Geneva, Switzerland. Geneva is a global city, a financial center, and worldwide center for diplomacy. Many of the United Nations agencies are headquartered there, as well as the International Red Cross. Geneva is the city that hosts the highest number of international organizations in the world. It is also the place where the Geneva Conventions were signed. Switzerland has remained neutral, avoiding alliances that would necessitate military or political action, since 1515. Its policy of neutrality has been internationally recognized since 1815. Switzerland is a very small nation, thus the need for neutrality. Although small, Switzerland is a nation in and of itself. It is not affiliated in any way, nor under the rule of Turkey. Yet … President Erdogan of Turkey believes that he has a right to tell Switzerland, just as he did Germany, what is or is not acceptable.
In 2013, during a peaceful protest in Turkey, 15-year-old Berkin Elvan, who was reportedly not a part of the protest, was hit in the head with a tear-gas canister thrown by Turkish police. Elvan remained in a coma for 269 days, before he died in 2014. Elvan’s photograph, taken by Swiss photographer Demir Sönmez, is on display at an exhibition across from the United Nations complex in Geneva. In the photo, there is a banner with the phrase “My name is Berkin Elvan. The police killed me, on the order of Turkey’s prime minister.” On Monday, the Turkish consulate filed an official complaint with Geneva demanding that the photo be removed from the ongoing exhibition.
Last week, you may remember, Angela Merkel, Chancellor of Germany, made the decision to allow Erdogan to file a civil action against Jan Boehmermann for a poem he read on German television mocking Erdogan. Germany and Switzerland both have an outdated ‘lese-majeste’ laws on their books that make it illegal to insult foreign leaders. It is apparent that Merkel’s decision last week may have set a precedent and given Erdogan the idea that he can control satire and mockery of himself and his leadership in all nations. Chancellor Merkel has indicated that she intends to change the German law, and presumably at this juncture Switzerland will do the same, but meanwhile Erdogan’s complaints must be acted upon, which gives him a large degree of power that is unwarranted, not to mention frightening. Boehmermann’s poem, granted, was by all accounts crude and extremely insulting. However the banner and picture of young Berkin Elvan is not. It seems that if Mr. Erdogan finds it offensive, then he must in fact find his own actions embarrassing.
Dutch journalist Ebru Umar was arrested and detained in Turkey for posting ‘tweets’ and also a column she wrote for the Dutch Metro newspaper criticizing Erdogan.

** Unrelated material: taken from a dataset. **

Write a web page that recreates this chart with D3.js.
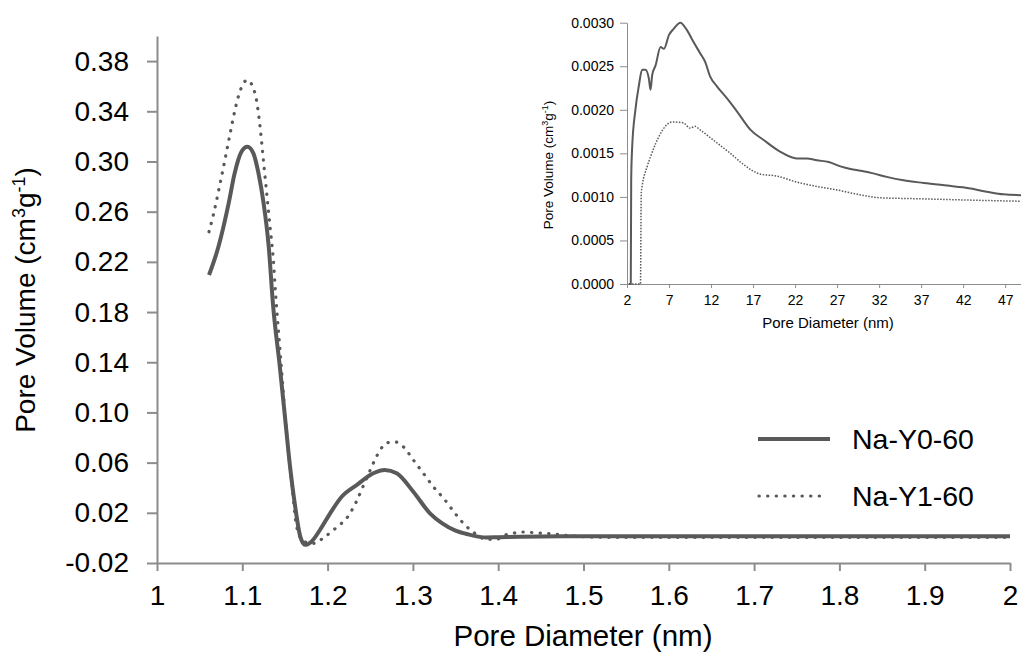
<!DOCTYPE html>
<html lang="en">
<head>
<meta charset="utf-8">
<title>Pore size distribution</title>
<script src="https://d3js.org/d3.v7.min.js"></script>
<style>
  body { margin: 0; background: #fff; }
  svg { display: block; font-family: "Liberation Sans", Arial, sans-serif; }
  .axis path, .axis line { stroke: #8c8c8c; }
  .axis text { fill: #000; font-family: "Liberation Sans", Arial, sans-serif; }
</style>
</head>
<body>
<div class="chart"></div>
<script>

// main plot: Na-Y0-60 (solid)
var y0X = [1.061, 1.072, 1.084, 1.091, 1.099, 1.106, 1.113, 1.119, 1.125, 1.131, 1.136, 1.144, 1.150, 1.156, 1.162, 1.168, 1.1735, 1.181, 1.191, 1.203, 1.2165, 1.234, 1.2536, 1.267, 1.281, 1.3005, 1.32, 1.334, 1.35, 1.365, 1.386, 1.40, 1.425, 1.45, 1.5, 1.6, 1.7, 1.8, 1.9, 2.0];
var y0V = [0.2095, 0.232, 0.2666, 0.2905, 0.3077, 0.3117, 0.3065, 0.2905, 0.2666, 0.232, 0.186, 0.1364, 0.0966, 0.0567, 0.0249, 0.001, -0.0055, -0.003, 0.0063, 0.0196, 0.0328, 0.0421, 0.0515, 0.0541, 0.0515, 0.0368, 0.0196, 0.0118, 0.0058, 0.0028, 0.0003, 0.0005, 0.001, 0.0012, 0.0013, 0.0013, 0.0013, 0.0013, 0.0013, 0.0013];

// main plot: Na-Y1-60 (dotted)
var y1X = [1.061, 1.066, 1.074, 1.080, 1.0856, 1.0914, 1.0965, 1.1059, 1.1149, 1.1208, 1.1247, 1.1286, 1.1325, 1.1364, 1.139, 1.1442, 1.152, 1.158, 1.1637, 1.172, 1.185, 1.195, 1.2106, 1.2243, 1.234, 1.2418, 1.2497, 1.2583, 1.27, 1.2802, 1.2888, 1.3005, 1.3122, 1.324, 1.3376, 1.3493, 1.3623, 1.3701, 1.3865, 1.398, 1.408, 1.4177, 1.4275, 1.447, 1.4685, 1.488, 1.527, 1.6, 1.7, 1.8, 1.9, 2.0];
var y1V = [0.244, 0.2573, 0.2825, 0.3025, 0.3218, 0.341, 0.3543, 0.3649, 0.3543, 0.3277, 0.3011, 0.2746, 0.248, 0.2214, 0.1949, 0.1497, 0.0833, 0.0435, 0.0089, -0.003, -0.0043, 0.0, 0.0084, 0.0175, 0.0294, 0.0414, 0.0536, 0.0661, 0.0759, 0.0764, 0.0727, 0.0621, 0.0515, 0.0408, 0.0302, 0.0196, 0.0095, 0.005, -0.0011, -0.0011, 0.0023, 0.0037, 0.0047, 0.0039, 0.0029, 0.0015, 0.0005, 0.0005, 0.0005, 0.0005, 0.0005, 0.0005];

// inset: Na-Y0-60 (solid)
var inY0X = [2.2, 2.45, 2.5, 2.6, 3.0, 3.4, 3.8, 4.2, 4.6, 4.8, 5.0, 5.4, 6.0, 6.4, 7.0, 7.55, 8.35, 9.1, 9.9, 10.7, 11.3, 11.9, 12.7, 13.9, 15.1, 16.7, 18.3, 20.2, 22.2, 23.4, 24.6, 26.0, 27.4, 28.6, 29.8, 31.3, 32.9, 34.9, 37.3, 40.1, 42.0, 44.8, 46.8, 49.0];
var inY0V = [0, 0, 0.0012, 0.00154, 0.0020, 0.00227, 0.00246, 0.00246, 0.00236, 0.00223, 0.0024, 0.00251, 0.00272, 0.0027, 0.00286, 0.00293, 0.0030, 0.00292, 0.00278, 0.00265, 0.00255, 0.00238, 0.00227, 0.00213, 0.00198, 0.00177, 0.00165, 0.00152, 0.00144, 0.00144, 0.00142, 0.0014, 0.00135, 0.00132, 0.0013, 0.00127, 0.00123, 0.00119, 0.00116, 0.00113, 0.00111, 0.00106, 0.00103, 0.00102];

// inset: Na-Y1-60 (dotted)
var inY1X = [2.6, 3.6, 3.7, 4.4, 4.8, 5.4, 6.0, 6.75, 7.35, 8.7, 9.5, 10.1, 10.7, 12.3, 14.3, 15.9, 17.9, 19.8, 22.2, 24.6, 27.0, 29.4, 32.1, 36.1, 40.1, 44.1, 49.0];
var inY1V = [0, 0, 0.00105, 0.00135, 0.00146, 0.00161, 0.00173, 0.00183, 0.00186, 0.00185, 0.00179, 0.00181, 0.00177, 0.00165, 0.0015, 0.00137, 0.00126, 0.00124, 0.00117, 0.00112, 0.00108, 0.00103, 0.00099, 0.00098, 0.00097, 0.00096, 0.00095];

var xTicks = [1, 1.1, 1.2, 1.3, 1.4, 1.5, 1.6, 1.7, 1.8, 1.9, 2];
var yTicks = [-0.02, 0.02, 0.06, 0.10, 0.14, 0.18, 0.22, 0.26, 0.30, 0.34, 0.38];
var inXTicks = [2, 7, 12, 17, 22, 27, 32, 37, 42, 47];
var inYTicks = [0, 0.0005, 0.0010, 0.0015, 0.0020, 0.0025, 0.0030];
var seriesNames = ["Na-Y0-60", "Na-Y1-60"];

var width = 1021, height = 659;
var lineColor = "#595959";

var svg = d3.select(".chart").append("svg")
    .attr("width", width)
    .attr("height", height);

// ---- main plot ----
var x = d3.scaleLinear().domain([1, 2]).range([157, 1010]);
var y = d3.scaleLinear().domain([-0.02, 0.40]).range([563, 36]);

var yAxis = svg.append("g")
    .attr("class", "axis")
    .attr("transform", "translate(157,0)")
    .call(d3.axisLeft(y).tickValues(yTicks).tickSize(10).tickSizeOuter(0).tickPadding(18)
        .tickFormat(function(d){ return d.toFixed(2); }));
yAxis.selectAll("path, line").attr("stroke-width", 2);
yAxis.selectAll("text").style("font-size", "28px");

var xAxis = svg.append("g")
    .attr("class", "axis")
    .attr("transform", "translate(0,563)")
    .call(d3.axisBottom(x).tickValues(xTicks).tickSize(8).tickSizeOuter(0).tickPadding(14)
        .tickFormat(function(d){ return String(+d.toFixed(1)); }));
xAxis.selectAll("path, line").attr("stroke-width", 2);
xAxis.selectAll("text").style("font-size", "28px");

var line = d3.line()
    .x(function(d){ return x(d[0]); })
    .y(function(d){ return y(d[1]); })
    .curve(d3.curveMonotoneX);

svg.append("path")
    .datum(d3.zip(y0X, y0V))
    .attr("d", line)
    .attr("fill", "none")
    .attr("stroke", lineColor)
    .attr("stroke-width", 4)
    .attr("stroke-linejoin", "round");

svg.append("path")
    .datum(d3.zip(y1X, y1V))
    .attr("d", line)
    .attr("fill", "none")
    .attr("stroke", lineColor)
    .attr("stroke-width", 3.2)
    .attr("stroke-linecap", "round")
    .attr("stroke-dasharray", "0.3 8.3");

// axis titles
svg.append("text")
    .attr("x", 583)
    .attr("y", 646)
    .attr("text-anchor", "middle")
    .style("font-size", "29.5px")
    .text("Pore Diameter (nm)");

var yTitle = svg.append("text")
    .attr("transform", "translate(35,300) rotate(-90)")
    .attr("text-anchor", "middle")
    .style("font-size", "28px");
yTitle.append("tspan").text("Pore Volume (cm");
yTitle.append("tspan").attr("dy", -10).style("font-size", "18px").text("3");
yTitle.append("tspan").attr("dy", 10).text("g");
yTitle.append("tspan").attr("dy", -10).style("font-size", "18px").text("-1");
yTitle.append("tspan").attr("dy", 10).text(")");

// legend
var legend = svg.append("g");
legend.append("line")
    .attr("x1", 758).attr("x2", 830).attr("y1", 439).attr("y2", 439)
    .attr("stroke", lineColor).attr("stroke-width", 4);
legend.append("line")
    .attr("x1", 759).attr("x2", 822).attr("y1", 496).attr("y2", 496)
    .attr("stroke", lineColor).attr("stroke-width", 3.2)
    .attr("stroke-linecap", "round").attr("stroke-dasharray", "0.3 8.3");
legend.selectAll("text")
    .data(seriesNames)
    .enter()
    .append("text")
    .attr("x", 852)
    .attr("y", function(d, i){ return 449 + i * 57; })
    .style("font-size", "28.5px")
    .text(function(d){ return d; });

// ---- inset ----
var ix = d3.scaleLinear().domain([2, 49]).range([627, 1022]);
var iy = d3.scaleLinear().domain([0, 0.003]).range([284, 22.7]);

var iyAxis = svg.append("g")
    .attr("class", "axis")
    .attr("transform", "translate(627,0)")
    .call(d3.axisLeft(iy).tickValues(inYTicks).tickSize(7).tickSizeOuter(0).tickPadding(6)
        .tickFormat(function(d){ return d.toFixed(4); }));
iyAxis.selectAll("path, line").attr("stroke", "#a6a6a6");
iyAxis.selectAll("text").style("font-size", "14px");

var ixAxis = svg.append("g")
    .attr("class", "axis")
    .attr("transform", "translate(0,284)")
    .call(d3.axisBottom(ix).tickValues(inXTicks).tickSize(4).tickSizeOuter(0).tickPadding(7));
ixAxis.selectAll("path, line").attr("stroke", "#a6a6a6");
ixAxis.selectAll("text").style("font-size", "14px");

var iline = d3.line()
    .x(function(d){ return ix(d[0]); })
    .y(function(d){ return iy(d[1]); })
    .curve(d3.curveMonotoneX);

svg.append("path")
    .datum(d3.zip(inY0X, inY0V))
    .attr("d", iline)
    .attr("fill", "none")
    .attr("stroke", lineColor)
    .attr("stroke-width", 2)
    .attr("stroke-linejoin", "round");

svg.append("path")
    .datum(d3.zip(inY1X, inY1V))
    .attr("d", iline)
    .attr("fill", "none")
    .attr("stroke", lineColor)
    .attr("stroke-width", 1.5)
    .attr("stroke-dasharray", "1.5 1.5");

svg.append("text")
    .attr("x", 828)
    .attr("y", 328)
    .attr("text-anchor", "middle")
    .style("font-size", "15px")
    .text("Pore Diameter (nm)");

var iyTitle = svg.append("text")
    .attr("transform", "translate(553,165) rotate(-90)")
    .attr("text-anchor", "middle")
    .style("font-size", "13.5px");
iyTitle.append("tspan").text("Pore Volume (cm");
iyTitle.append("tspan").attr("dy", -5).style("font-size", "9px").text("3");
iyTitle.append("tspan").attr("dy", 5).text("g");
iyTitle.append("tspan").attr("dy", -5).style("font-size", "9px").text("-1");
iyTitle.append("tspan").attr("dy", 5).text(")");

</script>
</body>
</html>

Over the past two years, more than 1,800 cases have been brought against journalists for criticizing Erdogan, and the Turkish government has urged Turks living in the Netherlands to report insults to either the Turkish government or Erdogan. Ms. Umar was released on Sunday.
It is the opinion of this writer that the world needs to sit up and take notice of President Erdogan’s actions. Technically, Turkey is a Parliamentary Democracy. Realistically, it appears to be moving more toward a dictatorship. I am cautious in using Hitler comparisons, as it is an easy trap to fall into, often without validity. But in this case, I see some parallels. Hitler curtailed freedom of speech and press in 1933 Erdogan is pushing for an expansion of his power within the Turkish government and recently commented that Hitler’s Germany was an example of “an effective form of government.” The Turkish government has already taken over one media group, Feza Media Group, and Erdogan has greatly curtailed freedom of speech and freedom of the press within Turkey. Now, he apparently seeks to lengthen his reach to other nations such as Germany, the Netherlands and even Switzerland.
Part of the reason Erdogan thinks he has some leverage with members of the EU is that he has agreed to take some of the refugees and asylum-seekers that the EU cannot, or will not, accommodate. In truth, this may actually give him a degree of leverage, some wiggle room to impose his will up to a point. Certainly the refugee situation is dire and Turkey’s willingness to accept new refugees is important. However, the world cannot afford to allow Erdogan unlimited authority, or to accede to his demands. There must be limits placed on his power outside of Turkey, and the time to place those limits is now.
Erdogan became president of Turkey in 2014, just two years ago. Simon Tisdall of The Guardian, a UK/International publication, writes that Erdogan’s grab for power is similar to that of Russia’s Putin. Certainly Putin also bears watching, as it is apparent that his goal is to re-establish a Soviet-style empire and he has already taken certain steps toward that goal with his actions in the Crimea, Belarus, Finland, and even Syria. Despite the hostilities between the two leaders, there are similarities.
In addition to Germany, Switzerland and the Netherlands, Italy, Poland, Denmark, Norway, Spain and a number of Middle Eastern countries have ‘lese-majeste’ laws, making it illegal to insult foreign leaders. Let the current situation be a wake-up call to the governments of those nations that these laws need to be changed before dictators such as Putin and Erdogan begin to reach their tentacles into freedoms of the press across the world.